Exercise requirements: Return each line of the data below verbatim; pictures are to be left out.

**********

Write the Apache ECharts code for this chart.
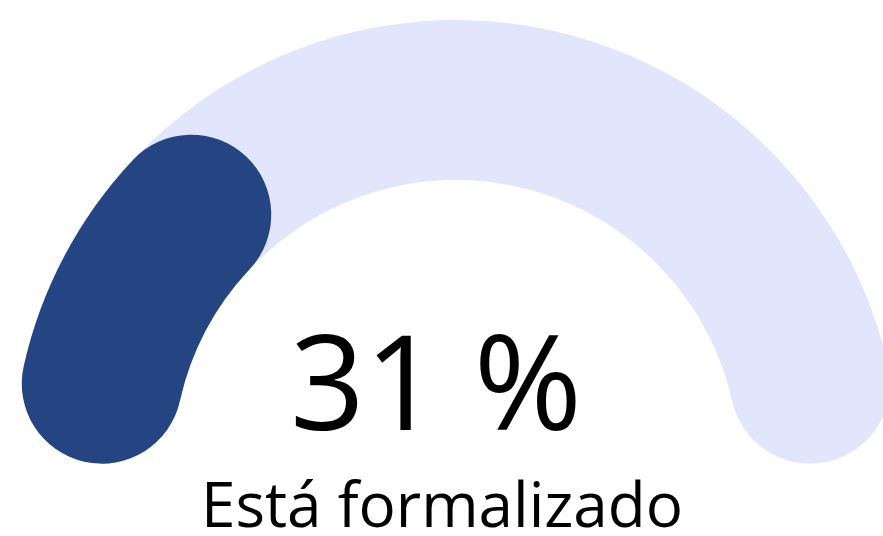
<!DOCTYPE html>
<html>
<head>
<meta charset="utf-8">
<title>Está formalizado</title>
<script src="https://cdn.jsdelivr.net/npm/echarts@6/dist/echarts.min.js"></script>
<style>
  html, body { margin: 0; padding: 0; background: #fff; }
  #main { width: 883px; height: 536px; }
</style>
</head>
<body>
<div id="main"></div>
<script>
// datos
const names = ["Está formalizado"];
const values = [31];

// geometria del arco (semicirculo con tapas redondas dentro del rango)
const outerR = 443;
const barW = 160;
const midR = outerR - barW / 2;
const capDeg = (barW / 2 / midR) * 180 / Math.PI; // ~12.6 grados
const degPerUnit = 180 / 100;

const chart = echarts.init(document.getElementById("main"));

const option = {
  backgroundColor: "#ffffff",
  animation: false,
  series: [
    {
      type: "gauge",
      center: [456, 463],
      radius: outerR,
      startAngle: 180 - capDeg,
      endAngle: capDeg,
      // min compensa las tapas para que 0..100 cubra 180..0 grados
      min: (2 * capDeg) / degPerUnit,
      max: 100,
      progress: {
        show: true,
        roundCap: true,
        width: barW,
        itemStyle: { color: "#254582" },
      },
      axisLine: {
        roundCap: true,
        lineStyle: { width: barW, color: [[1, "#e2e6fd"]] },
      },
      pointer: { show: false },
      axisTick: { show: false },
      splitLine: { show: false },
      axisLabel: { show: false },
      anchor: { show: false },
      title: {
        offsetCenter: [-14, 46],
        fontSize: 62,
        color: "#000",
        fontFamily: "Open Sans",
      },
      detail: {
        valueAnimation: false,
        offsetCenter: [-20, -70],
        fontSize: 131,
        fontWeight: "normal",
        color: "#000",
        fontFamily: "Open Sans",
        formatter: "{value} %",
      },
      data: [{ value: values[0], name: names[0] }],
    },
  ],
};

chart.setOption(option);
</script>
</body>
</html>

**********

Expected answer:
Write the Apache ECharts code for this chart.
<!DOCTYPE html>
<html>
<head>
<meta charset="utf-8">
<title>Está formalizado</title>
<script src="https://cdn.jsdelivr.net/npm/echarts@6/dist/echarts.min.js"></script>
<style>
  html, body { margin: 0; padding: 0; background: #fff; }
  #main { width: 883px; height: 536px; }
</style>
</head>
<body>
<div id="main"></div>
<script>
// datos
const names = ["Está formalizado"];
const values = [31];

// geometria del arco (semicirculo con tapas redondas dentro del rango)
const outerR = 443;
const barW = 160;
const midR = outerR - barW / 2;
const capDeg = (barW / 2 / midR) * 180 / Math.PI; // ~12.6 grados
const degPerUnit = 180 / 100;

const chart = echarts.init(document.getElementById("main"));

const option = {
  backgroundColor: "#ffffff",
  animation: false,
  series: [
    {
      type: "gauge",
      center: [456, 463],
      radius: outerR,
      startAngle: 180 - capDeg,
      endAngle: capDeg,
      // min compensa las tapas para que 0..100 cubra 180..0 grados
      min: (2 * capDeg) / degPerUnit,
      max: 100,
      progress: {
        show: true,
        roundCap: true,
        width: barW,
        itemStyle: { color: "#254582" },
      },
      axisLine: {
        roundCap: true,
        lineStyle: { width: barW, color: [[1, "#e2e6fd"]] },
      },
      pointer: { show: false },
      axisTick: { show: false },
      splitLine: { show: false },
      axisLabel: { show: false },
      anchor: { show: false },
      title: {
        offsetCenter: [-14, 46],
        fontSize: 62,
        color: "#000",
        fontFamily: "Open Sans",
      },
      detail: {
        valueAnimation: false,
        offsetCenter: [-20, -70],
        fontSize: 131,
        fontWeight: "normal",
        color: "#000",
        fontFamily: "Open Sans",
        formatter: "{value} %",
      },
      data: [{ value: values[0], name: names[0] }],
    },
  ],
};

chart.setOption(option);
</script>
</body>
</html>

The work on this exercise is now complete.